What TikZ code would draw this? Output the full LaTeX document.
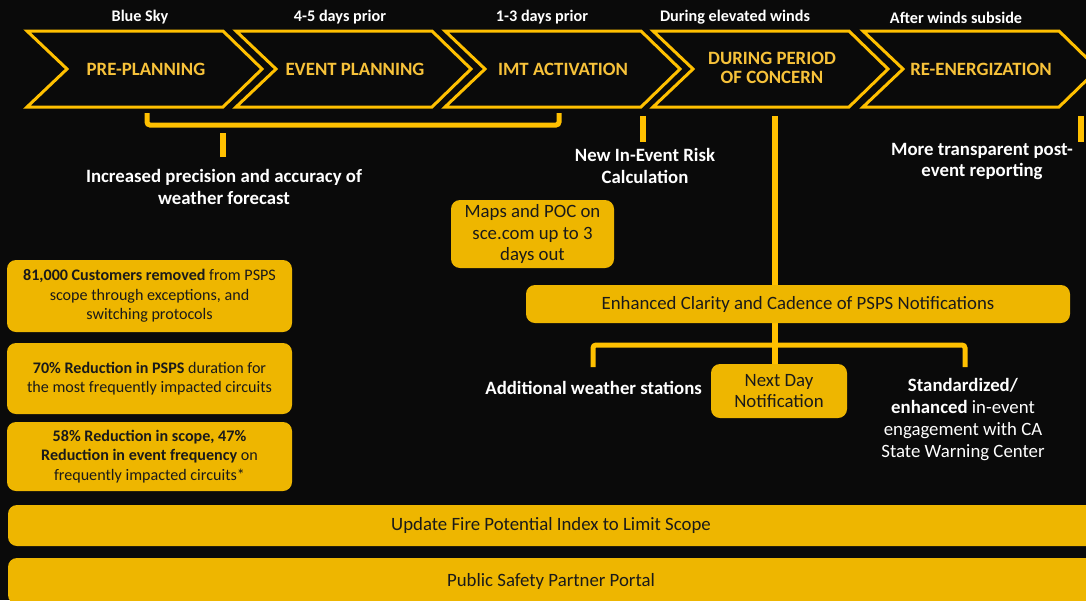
\documentclass[tikz,border=0pt]{standalone}
\usepackage{fontspec}
\setmainfont{Carlito}
\definecolor{bg}{HTML}{0A0A0A}
\definecolor{gold}{HTML}{FFC000}
\definecolor{boxgold}{HTML}{EEB600}
\definecolor{chevgold}{HTML}{F7C23A}
\definecolor{ink}{HTML}{1A1A1A}
\begin{document}
\begin{tikzpicture}[x=1pt,y=-1pt,
 chev/.style={draw=gold,line width=3pt,line join=miter},
 gbox/.style={fill=boxgold,rounded corners=9pt,inner sep=0pt,text=ink,align=center},
 wlbl/.style={text=white,font=\bfseries\fontsize{18.8}{22}\selectfont,align=center,inner sep=0pt},
 toplbl/.style={text=white,font=\bfseries\fontsize{16.2}{18}\selectfont,inner sep=0pt},
 chevtxt/.style={text=chevgold,font=\bfseries\fontsize{18.8}{19.5}\selectfont,align=center,inner sep=0pt},
 link/.style={draw=gold,line width=6pt},
 brk/.style={draw=gold,line width=5pt,rounded corners=3pt},
 boxtxt/.style={font=\fontsize{18.8}{21.5}\selectfont},
 smalltxt/.style={font=\fontsize{16.1}{19.5}\selectfont},
]
\useasboundingbox (0,0) rectangle (1086,600);
\clip (0,0) rectangle (1086,600);
\fill[bg] (0,0) rectangle (1086,600);

% chevrons
\foreach \x in {27,236,445,653,863}{
  \draw[chev] (\x,31) -- ++(196,0) -- ++(39,38) -- ++(-39,38) -- ++(-196,0) -- ++(40,-38) -- cycle;
}

% top labels
\node[toplbl] (t1) at (140,17) {Blue Sky};
\node[toplbl] (t2) at (340,17) {4-5 days prior};
\node[toplbl] (t3) at (542,17) {1-3 days prior};
\node[toplbl] (t4) at (735,17) {During elevated winds};
\node[toplbl] (t5) at (956,18) {After winds subside};

% chevron texts
\node[chevtxt] (pp) at (146,69) {PRE-PLANNING};
\node[chevtxt] (ep) at (355,69) {EVENT PLANNING};
\node[chevtxt] (imt) at (563,69) {IMT ACTIVATION};
\node[chevtxt] (dpc) at (772,68) {DURING PERIOD\\OF CONCERN};
\node[chevtxt] (re) at (981,69) {RE-ENERGIZATION};

% coordinates for connectors
\coordinate (b1l) at (147,113);
\coordinate (b1r) at (559,113);
\coordinate (s1top) at (223,133);
\coordinate (s1bot) at (223,157);
\coordinate (s2top) at (643,116);
\coordinate (s2bot) at (643,142);
\coordinate (s3top) at (775,116);
\coordinate (s4top) at (1081,116);
\coordinate (s4bot) at (1081,142);
\coordinate (b2l) at (593,367);
\coordinate (b2r) at (965,367);

% connectors
\draw[brk] (b1l) -- (147,125) -- (559,125) -- (b1r);
\draw[link] (s1top) -- (s1bot);
\draw[link] (s2top) -- (s2bot);
\draw[link] (s4top) -- (s4bot);

% white labels
\node[wlbl] (wf) at (224,187) {Increased precision and accuracy of\\weather forecast};
\node[wlbl] (risk) at (645,166) {New In-Event Risk\\Calculation};
\node[wlbl,font=\bfseries\fontsize{18.8}{21}\selectfont] (post) at (982,161.5) {More transparent post-\\event reporting};

% boxes
\node[gbox,boxtxt,minimum width=163pt,minimum height=68pt] (maps) at (532.5,234) {Maps and POC on\\sce.com up to 3\\days out};

\node[gbox,boxtxt,minimum width=136pt,minimum height=54pt] (nd) at (779,391) {Next Day\\Notification};
\draw[link] (s3top) -- (s3top |- nd.north);
\draw[brk] (b2l) -- (593,345) -- (965,345) -- (b2r);
\node[gbox,boxtxt,minimum width=544pt,minimum height=38pt] (enh) at (798,304) {Enhanced Clarity and Cadence of PSPS Notifications};

\node[wlbl,anchor=east] (aws) at (702,388) {Additional weather stations};
\node[wlbl,font=\fontsize{18.8}{21.7}\selectfont] (std) at (963,419.5) {\textbf{Standardized/}\\\textbf{enhanced} in-event\\engagement with CA\\State Warning Center};

\node[gbox,smalltxt,minimum width=285pt,minimum height=72pt] (c1) at (149.5,296) {\textbf{81,000 Customers removed} from PSPS\\scope through exceptions, and\\switching protocols};
\node[gbox,smalltxt,minimum width=285pt,minimum height=71pt] (c2) at (149.5,378.5) {\textbf{70\% Reduction in PSPS} duration for\\the most frequently impacted circuits};
\node[gbox,smalltxt,minimum width=285pt,minimum height=69pt] (c3) at (149.5,456.5) {\textbf{58\% Reduction in scope, 47\%}\\\textbf{Reduction in event frequency} on\\frequently impacted circuits*};

% bottom bars
\node[gbox,boxtxt,minimum width=1092pt,minimum height=41pt] (fpi) at (554,525.5) {\hspace*{-6pt}Update Fire Potential Index to Limit Scope};
\node[gbox,boxtxt,minimum width=1092pt,minimum height=46pt] (psp) at (554,581) {\hspace*{-6pt}Public Safety Partner Portal};
\end{tikzpicture}
\end{document}
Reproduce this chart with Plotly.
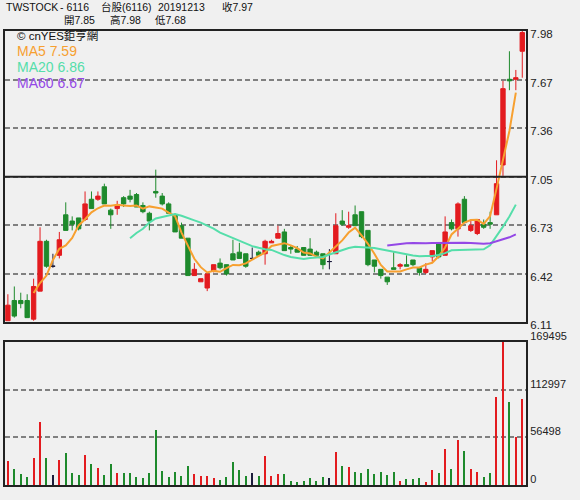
import plotly.graph_objects as go
import pandas as pd

# ---------------- data ----------------
opens = [6.12, 6.25, 6.25, 6.25, 6.13, 6.31, 6.63, 6.47, 6.54, 6.80,
         6.76, 6.78, 6.77, 6.90, 6.90, 6.98, 6.83, 6.84, 6.91, 6.92,
         6.93, 6.86, 6.81, 6.95, 6.92, 6.87, 6.80, 6.73, 6.65, 6.41,
         6.37, 6.33, 6.44, 6.49, 6.48, 6.55, 6.56, 6.55, 6.52, 6.56,
         6.55, 6.62, 6.65, 6.69, 6.59, 6.58, 6.59, 6.58, 6.56, 6.55,
         6.50, 6.55, 6.76, 6.72, 6.80, 6.82, 6.70, 6.51, 6.45, 6.40,
         6.46, 6.47, 6.48, 6.51, 6.46, 6.43, 6.53, 6.62, 6.54, 6.75,
         6.71, 6.90, 6.70, 6.68, 6.74, 6.75, 6.80, 7.12, 7.67, 7.67,
         7.85]
highs = [6.29, 6.34, 6.30, 6.29, 6.39, 6.72, 6.64, 6.55, 6.69, 6.88,
         6.79, 6.78, 6.95, 6.95, 6.95, 7.00, 6.84, 6.89, 6.92, 6.96,
         6.94, 6.88, 6.82, 7.09, 6.94, 6.88, 6.81, 6.75, 6.65, 6.49,
         6.39, 6.43, 6.48, 6.52, 6.48, 6.64, 6.62, 6.55, 6.59, 6.57,
         6.64, 6.64, 6.73, 6.71, 6.60, 6.60, 6.59, 6.65, 6.57, 6.55,
         6.58, 6.81, 6.83, 6.82, 6.86, 6.82, 6.70, 6.51, 6.45, 6.40,
         6.56, 6.49, 6.54, 6.51, 6.46, 6.49, 6.57, 6.62, 6.79, 6.77,
         6.88, 6.92, 6.77, 6.77, 6.77, 6.82, 7.15, 7.66, 7.85, 7.73,
         7.98]
lows = [6.12, 6.14, 6.20, 6.14, 6.12, 6.31, 6.46, 6.46, 6.52, 6.70,
        6.70, 6.70, 6.76, 6.84, 6.89, 6.87, 6.71, 6.80, 6.85, 6.88,
        6.85, 6.81, 6.70, 6.91, 6.86, 6.81, 6.69, 6.65, 6.41, 6.41,
        6.37, 6.31, 6.43, 6.45, 6.41, 6.51, 6.52, 6.46, 6.51, 6.54,
        6.48, 6.62, 6.65, 6.57, 6.55, 6.56, 6.54, 6.54, 6.53, 6.45,
        6.45, 6.55, 6.73, 6.71, 6.73, 6.65, 6.47, 6.43, 6.39, 6.35,
        6.45, 6.45, 6.47, 6.47, 6.41, 6.42, 6.50, 6.52, 6.54, 6.70,
        6.66, 6.75, 6.69, 6.67, 6.71, 6.71, 6.80, 7.05, 7.60, 7.60,
        7.68]
closes = [6.22, 6.15, 6.23, 6.14, 6.34, 6.63, 6.47, 6.47, 6.64, 6.70,
          6.74, 6.71, 6.87, 6.84, 6.92, 6.87, 6.80, 6.86, 6.87, 6.90,
          6.85, 6.82, 6.76, 6.94, 6.87, 6.81, 6.69, 6.65, 6.41, 6.45,
          6.39, 6.42, 6.48, 6.46, 6.42, 6.51, 6.52, 6.47, 6.52, 6.54,
          6.63, 6.63, 6.68, 6.57, 6.58, 6.56, 6.54, 6.54, 6.54, 6.48,
          6.50, 6.73, 6.74, 6.73, 6.73, 6.66, 6.48, 6.47, 6.41, 6.37,
          6.45, 6.48, 6.47, 6.48, 6.43, 6.45, 6.57, 6.53, 6.69, 6.71,
          6.87, 6.75, 6.73, 6.77, 6.72, 6.74, 7.00, 7.61, 7.66, 7.68,
          7.97]
volumes = [29000, 19500, 13100, 9900, 32600, 74900, 32600, 11900, 29900, 37800,
           14000, 12300, 35800, 25100, 20700, 11900, 25100, 14000, 14000, 14700,
           9200, 8700, 14000, 64800, 17100, 9900, 15500, 11100, 23000, 13100,
           10700, 10700, 8000, 6000, 9200, 27100, 17900, 10700, 14000, 11100,
           33800, 10700, 13100, 12800, 5100, 3900, 5100, 8000, 5100, 9900,
           8700, 38600, 23000, 21100, 15900, 14000, 19500, 12800, 15200, 11600,
           15200, 5100, 7200, 6800, 8700, 3900, 17900, 14000, 42600, 18700,
           53700, 39800, 18700, 15900, 9200, 14000, 104200, 169495, 98300, 57000,
           101500]

price_ticks = [6.11, 6.421667, 6.733333, 7.045, 7.356667, 7.668333, 7.98]
price_ticktext = ["6.11", "6.42", "6.73", "7.05", "7.36", "7.67", "7.98"]
vol_ticks = [0, 56498, 112997, 169495]
vol_ticktext = ["0", "56498", "112997", "169495"]

ma_periods = [5, 20, 60]
ma_labels = ["MA5 7.59", "MA20 6.86", "MA60 6.67"]

header_line1 = ["TWSTOCK", "- 6116", "台股(6116)", "20191213", "收7.97"]
header_line2 = ["開7.85", "高7.98", "低7.68"]
copyright_text = "© cnYES鉅亨網"

# ---------------- styling ----------------
RED = "#e31b1f"
GREEN = "#1e8a2c"
FLAT = "#1c1c3c"
MA_COLORS = ["#f7a030", "#55deaa", "#9448e6"]
BG = "#f0f0f0"
FONT = "Liberation Sans, Arial, Noto Sans CJK TC, sans-serif"

W, H = 580, 500
ML, MR, MT, MB = 5, 54, 31, 15
PW, PH = W - ML - MR, H - MT - MB


def px(xp):
    return (xp - ML) / PW


def py(yp):
    return (H - MB - yp) / PH


n = len(closes)
idx = list(range(n))

up = [i for i in idx if closes[i] > opens[i]]
dn = [i for i in idx if closes[i] < opens[i]]
fl = [i for i in idx if closes[i] == opens[i]]

fig = go.Figure()


def add_candles(sel, color):
    fig.add_trace(go.Candlestick(
        x=sel,
        open=[opens[i] for i in sel],
        high=[highs[i] for i in sel],
        low=[lows[i] for i in sel],
        close=[closes[i] for i in sel],
        increasing=dict(line=dict(color=color, width=1), fillcolor=color),
        decreasing=dict(line=dict(color=color, width=1), fillcolor=color),
        whiskerwidth=0,
        xaxis="x", yaxis="y", showlegend=False, hoverinfo="skip",
    ))


add_candles(up, RED)
add_candles(dn, GREEN)
add_candles(fl, FLAT)

# moving averages (drawn one slot to the left, as in the reference chart)
cs = pd.Series(closes)
for p, col in zip(ma_periods, MA_COLORS):
    ma = cs.rolling(p).mean()
    ks = [k for k in idx if k >= p]
    fig.add_trace(go.Scatter(
        x=[k - 1 for k in ks], y=[ma[k] for k in ks],
        mode="lines", line=dict(color=col, width=2),
        xaxis="x", yaxis="y", showlegend=False, hoverinfo="skip",
    ))

vol_colors = [RED if closes[i] > opens[i] else (GREEN if closes[i] < opens[i] else FLAT) for i in idx]
fig.add_trace(go.Bar(
    x=idx, y=volumes, width=0.18,
    marker=dict(color=vol_colors, line=dict(width=0)),
    xaxis="x2", yaxis="y2", showlegend=False, hoverinfo="skip",
))

xr = [-0.45, 80.58]
axis_common = dict(showline=True, mirror=True, linecolor="#222", linewidth=2,
                   zeroline=False)
fig.update_layout(
    width=W, height=H, autosize=False,
    margin=dict(l=ML, r=MR, t=MT, b=MB, pad=0, autoexpand=False),
    paper_bgcolor=BG, plot_bgcolor=BG,
    font=dict(family=FONT, color="#222", size=11),
    boxgap=0.32, boxgroupgap=0,
    bargap=0,
    xaxis=dict(domain=[0, 1], range=xr, anchor="y", showticklabels=False,
               showgrid=False, rangeslider=dict(visible=False), ticks="",
               **axis_common),
    xaxis2=dict(domain=[0, 1], range=xr, anchor="y2", showticklabels=False,
                showgrid=False, rangeslider=dict(visible=False), ticks="",
                **axis_common),
    yaxis=dict(domain=[py(322.3), 1], range=[price_ticks[0], price_ticks[-1]],
               anchor="x", side="right", tickmode="array",
               tickvals=price_ticks, ticktext=price_ticktext,
               showgrid=True, gridcolor="#808080", gridwidth=2, griddash="5px,3px",
               ticks="", ticklen=0, ticklabelstandoff=0, ticklabelshift=3,
               tickfont=dict(size=11.5, color="#222"), **axis_common),
    yaxis2=dict(domain=[0, py(342)], range=[vol_ticks[0], vol_ticks[-1]],
                anchor="x2", side="right", tickmode="array",
                tickvals=vol_ticks, ticktext=vol_ticktext,
                showgrid=True, gridcolor="#808080", gridwidth=2, griddash="5px,3px",
                ticks="", ticklen=0, ticklabelstandoff=0, ticklabelshift=-6,
                tickfont=dict(size=11, color="#222"), **axis_common),
    shapes=[dict(type="line", xref="x domain", yref="y", x0=0, x1=1,
                 y0=price_ticks[3], y1=price_ticks[3],
                 line=dict(color="#222", width=2), layer="above")],
)

ann = []
h1_x = [5, 59, 100, 156.5, 220.5]
for t, xp in zip(header_line1, h1_x):
    ann.append(dict(text=t, x=px(xp), y=py(7.5), xref="paper", yref="paper",
                    xanchor="left", yanchor="middle", showarrow=False, borderpad=0,
                    font=dict(size=10.5, color="#111")))
h2_x = [62.5, 109, 154]
for t, xp in zip(header_line2, h2_x):
    ann.append(dict(text=t, x=px(xp), y=py(20), xref="paper", yref="paper",
                    xanchor="left", yanchor="middle", showarrow=False, borderpad=0,
                    font=dict(size=10.5, color="#111")))
ann.append(dict(text=copyright_text, x=px(16), y=py(36), xref="paper", yref="paper",
                xanchor="left", yanchor="middle", showarrow=False, borderpad=0,
                font=dict(size=11.5, color="#111")))
for k, (t, col) in enumerate(zip(ma_labels, MA_COLORS)):
    ann.append(dict(text=t, x=px(16), y=py(51 + 16 * k), xref="paper", yref="paper",
                    xanchor="left", yanchor="middle", showarrow=False, borderpad=0,
                    font=dict(size=14, color=col)))
fig.update_layout(annotations=ann)

fig.write_html("out.html",
               config={"displayModeBar": False},
               post_script="document.body.style.margin='0';"
                           "document.body.style.overflow='hidden';")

[TASK DETAILS]: Take only the lines above from the one that has "Reproduce this chart with Plotly." through the one that has "import pandas as pd" and reproduce them exactly, omitting any pictures.

[RESPONSE]:
Reproduce this chart with Plotly.
import plotly.graph_objects as go
import pandas as pd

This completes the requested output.